A third of Aussie women are retiring in poverty
Industry Super Australia (ISA) has told a Senate Inquiry that urgent changes must be made to tax concessions in order to close the gender cap, which shows that across the board women are retiring with 44 per cent less super than men, which is a startling finding to say the least!
The deputy director of the ISA Robbie Campo, said that a big reason for this is current superannuation settings are currently weighted against women, “These settings magnify rather than moderate gender differences in lifetimes earnings. For example, the persistent gender pay gap, currently at 18 per cent, blows out to a far worse gap in super savings of 44 per cent. We can’t afford a system that fails half of the population so badly.”
The submission from ISA recommended a raft of reforms which would extend as far as paying the super guarantee on parental leave and moderating current changes to the pension on a current means test. Mr Campo said current tax concessions disproportionately benefitted top income earners, stating, “For instance, single men in the top 1 per cent of income earner gain the most from the system, benefitting from an estimated $2.8 million in tax concessions over their working lifetime. This supercharges their retirement income, even though they don’t need financial help to reach a comfortable standard.

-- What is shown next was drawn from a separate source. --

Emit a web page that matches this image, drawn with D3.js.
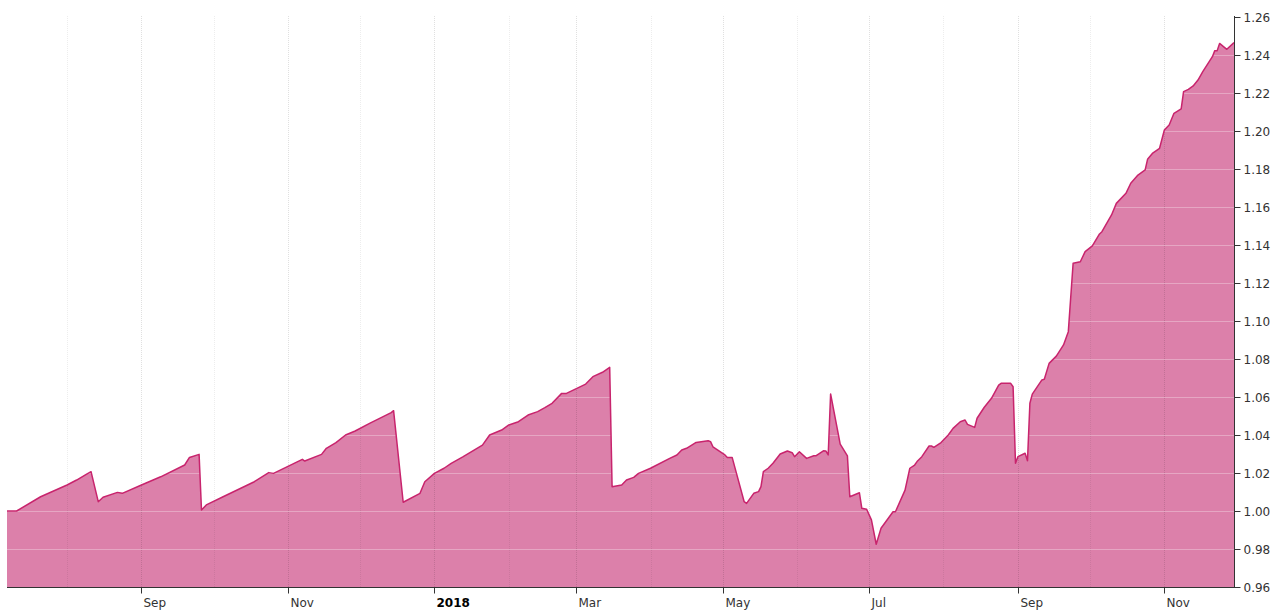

It makes no sense.”
There’s a huge need for reform and Australian women will continue to experience deep economic insecurity in retirement unless the government makes drastic changes to superannuation. The fact that women retirement with $142,000 less super than men and that 70 per cent of single, retired women rely on the full age pension is startling, but the most startling statistic is that 39 per cent of single, retiring women are living in poverty. And if ISA projections are anything to go by, the expected declining rates of home ownership will only make this worse.
And it can’t just be a matter on women relying on a partner in retirement. A third of women in retirement age actually aren’t in a relationship, while 40 per cent of people who are actually in a relationship have insufficient savings to retire.
The moral of the story is that there are some big problems with the superannuation, and something urgently has to be done to protect the people in the system that the current iteration of the superannuation system is letting down most.